*RAW DATA*.

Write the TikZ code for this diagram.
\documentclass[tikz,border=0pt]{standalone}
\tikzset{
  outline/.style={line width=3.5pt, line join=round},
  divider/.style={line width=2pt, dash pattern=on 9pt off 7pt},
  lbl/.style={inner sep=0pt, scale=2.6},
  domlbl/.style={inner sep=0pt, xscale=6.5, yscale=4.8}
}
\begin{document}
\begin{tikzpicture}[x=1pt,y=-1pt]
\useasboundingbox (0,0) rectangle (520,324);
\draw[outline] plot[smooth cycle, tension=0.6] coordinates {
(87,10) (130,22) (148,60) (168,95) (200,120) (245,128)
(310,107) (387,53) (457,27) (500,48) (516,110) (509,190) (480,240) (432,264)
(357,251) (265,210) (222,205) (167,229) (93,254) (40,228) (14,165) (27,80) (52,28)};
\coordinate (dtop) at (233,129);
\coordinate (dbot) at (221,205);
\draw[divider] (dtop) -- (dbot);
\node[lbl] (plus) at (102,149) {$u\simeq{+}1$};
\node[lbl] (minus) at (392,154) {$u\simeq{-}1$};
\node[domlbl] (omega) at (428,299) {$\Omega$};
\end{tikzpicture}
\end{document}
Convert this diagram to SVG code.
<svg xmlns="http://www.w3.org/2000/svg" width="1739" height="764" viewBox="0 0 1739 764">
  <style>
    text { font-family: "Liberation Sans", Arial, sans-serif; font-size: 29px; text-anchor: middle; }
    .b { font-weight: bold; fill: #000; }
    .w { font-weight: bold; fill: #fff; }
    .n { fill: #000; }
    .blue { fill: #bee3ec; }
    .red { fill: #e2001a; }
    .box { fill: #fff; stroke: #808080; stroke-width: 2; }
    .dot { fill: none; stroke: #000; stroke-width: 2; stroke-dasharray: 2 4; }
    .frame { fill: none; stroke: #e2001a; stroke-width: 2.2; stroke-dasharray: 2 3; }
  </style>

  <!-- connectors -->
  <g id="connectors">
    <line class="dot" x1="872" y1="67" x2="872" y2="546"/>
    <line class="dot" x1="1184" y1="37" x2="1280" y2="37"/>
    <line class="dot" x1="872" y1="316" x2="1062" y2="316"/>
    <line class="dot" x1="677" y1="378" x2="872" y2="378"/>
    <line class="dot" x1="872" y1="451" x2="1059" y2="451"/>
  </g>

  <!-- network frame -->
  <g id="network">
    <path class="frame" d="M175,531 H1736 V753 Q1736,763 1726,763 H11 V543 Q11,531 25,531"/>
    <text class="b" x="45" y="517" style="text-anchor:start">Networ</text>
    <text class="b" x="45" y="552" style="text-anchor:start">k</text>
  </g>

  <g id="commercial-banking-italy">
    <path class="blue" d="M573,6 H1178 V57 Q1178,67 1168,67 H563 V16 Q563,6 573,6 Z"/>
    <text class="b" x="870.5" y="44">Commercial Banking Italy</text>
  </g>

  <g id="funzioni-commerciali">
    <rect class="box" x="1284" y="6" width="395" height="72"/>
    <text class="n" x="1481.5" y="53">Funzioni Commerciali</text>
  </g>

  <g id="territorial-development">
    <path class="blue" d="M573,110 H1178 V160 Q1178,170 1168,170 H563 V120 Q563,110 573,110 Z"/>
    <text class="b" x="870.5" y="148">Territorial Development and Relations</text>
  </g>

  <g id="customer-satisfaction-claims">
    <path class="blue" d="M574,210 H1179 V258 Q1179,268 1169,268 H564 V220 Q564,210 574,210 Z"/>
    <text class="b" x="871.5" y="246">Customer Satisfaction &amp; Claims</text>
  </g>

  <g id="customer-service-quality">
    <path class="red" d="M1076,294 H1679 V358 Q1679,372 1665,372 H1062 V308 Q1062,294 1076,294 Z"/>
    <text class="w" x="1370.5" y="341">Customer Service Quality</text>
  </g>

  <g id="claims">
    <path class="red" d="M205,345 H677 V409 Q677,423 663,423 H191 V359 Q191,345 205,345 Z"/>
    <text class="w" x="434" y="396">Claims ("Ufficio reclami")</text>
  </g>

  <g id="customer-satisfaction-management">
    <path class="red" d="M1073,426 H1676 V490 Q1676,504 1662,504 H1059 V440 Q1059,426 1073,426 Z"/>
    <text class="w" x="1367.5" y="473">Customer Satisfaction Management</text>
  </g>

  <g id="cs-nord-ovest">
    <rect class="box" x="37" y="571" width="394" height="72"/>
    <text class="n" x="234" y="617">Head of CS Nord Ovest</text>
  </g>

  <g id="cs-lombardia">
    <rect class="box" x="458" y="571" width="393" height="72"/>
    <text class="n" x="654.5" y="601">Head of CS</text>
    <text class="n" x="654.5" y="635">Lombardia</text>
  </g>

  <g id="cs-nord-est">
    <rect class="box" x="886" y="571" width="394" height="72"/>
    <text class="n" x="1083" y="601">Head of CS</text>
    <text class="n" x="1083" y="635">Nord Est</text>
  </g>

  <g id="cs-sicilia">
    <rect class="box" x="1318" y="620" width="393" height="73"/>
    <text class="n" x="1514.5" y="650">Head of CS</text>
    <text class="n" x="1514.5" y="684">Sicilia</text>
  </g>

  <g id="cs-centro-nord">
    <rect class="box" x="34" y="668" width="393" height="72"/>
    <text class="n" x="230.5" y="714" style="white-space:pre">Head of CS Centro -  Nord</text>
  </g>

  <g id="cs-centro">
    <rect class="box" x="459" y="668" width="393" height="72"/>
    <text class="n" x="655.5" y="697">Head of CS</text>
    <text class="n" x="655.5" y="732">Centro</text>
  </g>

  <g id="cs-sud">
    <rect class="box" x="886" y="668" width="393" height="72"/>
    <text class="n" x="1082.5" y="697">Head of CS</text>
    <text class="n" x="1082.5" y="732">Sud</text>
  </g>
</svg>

*WRITTEN PROBLEM*.
Each line of the material above needs to be quoted exactly, please.

*COMPLETED EXERCISE*.
Write the TikZ code for this diagram.
\documentclass[tikz,border=0pt]{standalone}
\tikzset{
  outline/.style={line width=3.5pt, line join=round},
  divider/.style={line width=2pt, dash pattern=on 9pt off 7pt},
  lbl/.style={inner sep=0pt, scale=2.6},
  domlbl/.style={inner sep=0pt, xscale=6.5, yscale=4.8}
}
\begin{document}
\begin{tikzpicture}[x=1pt,y=-1pt]
\useasboundingbox (0,0) rectangle (520,324);
\draw[outline] plot[smooth cycle, tension=0.6] coordinates {
(87,10) (130,22) (148,60) (168,95) (200,120) (245,128)
(310,107) (387,53) (457,27) (500,48) (516,110) (509,190) (480,240) (432,264)
(357,251) (265,210) (222,205) (167,229) (93,254) (40,228) (14,165) (27,80) (52,28)};
\coordinate (dtop) at (233,129);
\coordinate (dbot) at (221,205);
\draw[divider] (dtop) -- (dbot);
\node[lbl] (plus) at (102,149) {$u\simeq{+}1$};
\node[lbl] (minus) at (392,154) {$u\simeq{-}1$};
\node[domlbl] (omega) at (428,299) {$\Omega$};
\end{tikzpicture}
\end{document}
Convert this diagram to SVG code.
<svg xmlns="http://www.w3.org/2000/svg" width="1739" height="764" viewBox="0 0 1739 764">
  <style>
    text { font-family: "Liberation Sans", Arial, sans-serif; font-size: 29px; text-anchor: middle; }
    .b { font-weight: bold; fill: #000; }
    .w { font-weight: bold; fill: #fff; }
    .n { fill: #000; }
    .blue { fill: #bee3ec; }
    .red { fill: #e2001a; }
    .box { fill: #fff; stroke: #808080; stroke-width: 2; }
    .dot { fill: none; stroke: #000; stroke-width: 2; stroke-dasharray: 2 4; }
    .frame { fill: none; stroke: #e2001a; stroke-width: 2.2; stroke-dasharray: 2 3; }
  </style>

  <!-- connectors -->
  <g id="connectors">
    <line class="dot" x1="872" y1="67" x2="872" y2="546"/>
    <line class="dot" x1="1184" y1="37" x2="1280" y2="37"/>
    <line class="dot" x1="872" y1="316" x2="1062" y2="316"/>
    <line class="dot" x1="677" y1="378" x2="872" y2="378"/>
    <line class="dot" x1="872" y1="451" x2="1059" y2="451"/>
  </g>

  <!-- network frame -->
  <g id="network">
    <path class="frame" d="M175,531 H1736 V753 Q1736,763 1726,763 H11 V543 Q11,531 25,531"/>
    <text class="b" x="45" y="517" style="text-anchor:start">Networ</text>
    <text class="b" x="45" y="552" style="text-anchor:start">k</text>
  </g>

  <g id="commercial-banking-italy">
    <path class="blue" d="M573,6 H1178 V57 Q1178,67 1168,67 H563 V16 Q563,6 573,6 Z"/>
    <text class="b" x="870.5" y="44">Commercial Banking Italy</text>
  </g>

  <g id="funzioni-commerciali">
    <rect class="box" x="1284" y="6" width="395" height="72"/>
    <text class="n" x="1481.5" y="53">Funzioni Commerciali</text>
  </g>

  <g id="territorial-development">
    <path class="blue" d="M573,110 H1178 V160 Q1178,170 1168,170 H563 V120 Q563,110 573,110 Z"/>
    <text class="b" x="870.5" y="148">Territorial Development and Relations</text>
  </g>

  <g id="customer-satisfaction-claims">
    <path class="blue" d="M574,210 H1179 V258 Q1179,268 1169,268 H564 V220 Q564,210 574,210 Z"/>
    <text class="b" x="871.5" y="246">Customer Satisfaction &amp; Claims</text>
  </g>

  <g id="customer-service-quality">
    <path class="red" d="M1076,294 H1679 V358 Q1679,372 1665,372 H1062 V308 Q1062,294 1076,294 Z"/>
    <text class="w" x="1370.5" y="341">Customer Service Quality</text>
  </g>

  <g id="claims">
    <path class="red" d="M205,345 H677 V409 Q677,423 663,423 H191 V359 Q191,345 205,345 Z"/>
    <text class="w" x="434" y="396">Claims ("Ufficio reclami")</text>
  </g>

  <g id="customer-satisfaction-management">
    <path class="red" d="M1073,426 H1676 V490 Q1676,504 1662,504 H1059 V440 Q1059,426 1073,426 Z"/>
    <text class="w" x="1367.5" y="473">Customer Satisfaction Management</text>
  </g>

  <g id="cs-nord-ovest">
    <rect class="box" x="37" y="571" width="394" height="72"/>
    <text class="n" x="234" y="617">Head of CS Nord Ovest</text>
  </g>

  <g id="cs-lombardia">
    <rect class="box" x="458" y="571" width="393" height="72"/>
    <text class="n" x="654.5" y="601">Head of CS</text>
    <text class="n" x="654.5" y="635">Lombardia</text>
  </g>

  <g id="cs-nord-est">
    <rect class="box" x="886" y="571" width="394" height="72"/>
    <text class="n" x="1083" y="601">Head of CS</text>
    <text class="n" x="1083" y="635">Nord Est</text>
  </g>

  <g id="cs-sicilia">
    <rect class="box" x="1318" y="620" width="393" height="73"/>
    <text class="n" x="1514.5" y="650">Head of CS</text>
    <text class="n" x="1514.5" y="684">Sicilia</text>
  </g>

  <g id="cs-centro-nord">
    <rect class="box" x="34" y="668" width="393" height="72"/>
    <text class="n" x="230.5" y="714" style="white-space:pre">Head of CS Centro -  Nord</text>
  </g>

  <g id="cs-centro">
    <rect class="box" x="459" y="668" width="393" height="72"/>
    <text class="n" x="655.5" y="697">Head of CS</text>
    <text class="n" x="655.5" y="732">Centro</text>
  </g>

  <g id="cs-sud">
    <rect class="box" x="886" y="668" width="393" height="72"/>
    <text class="n" x="1082.5" y="697">Head of CS</text>
    <text class="n" x="1082.5" y="732">Sud</text>
  </g>
</svg>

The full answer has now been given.